With the increasing demand for high-accuracy navigation, distributed payloads put forward higher requirements for the initial alignment accuracy of their equipped slave inertial navigation systems (INSs). However, the existing transfer alignment models have poor compensation effect on flexible deformation, resulting in low alignment accuracy. Moreover, these models cannot accurately evaluate the accuracy of transfer alignment due to ignoring the errors of the master INS. To address these two problems, a new high-accuracy transfer alignment system model is established by comprehensively considering errors of the master and slave INSs. Further, the propagation characteristics of the master and slave inertial sensor errors in transfer alignment are analyzed, and the relationship expression between the master and slave inertial sensor accuracy and the transfer alignment accuracy is derived.
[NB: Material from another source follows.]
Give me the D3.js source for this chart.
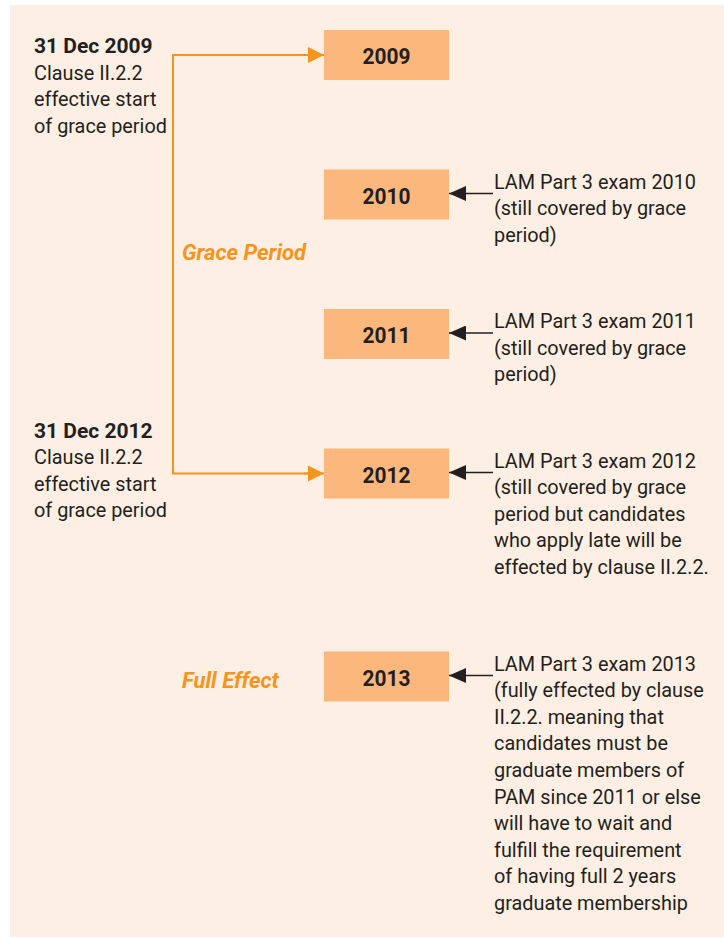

Thus, the accuracy of transfer alignment can be pre-evaluated according to the master and slave inertial sensor accuracy. The experiment results show that the alignment accuracy of the proposed method is improved by more than 71.56% compared with the traditional methods, and the relative errors between the proposed accuracy evaluation method and the Monte Carlo simulations are less than 9.14%. Thus, the correctness, effectiveness and superiority of the proposed method are verified.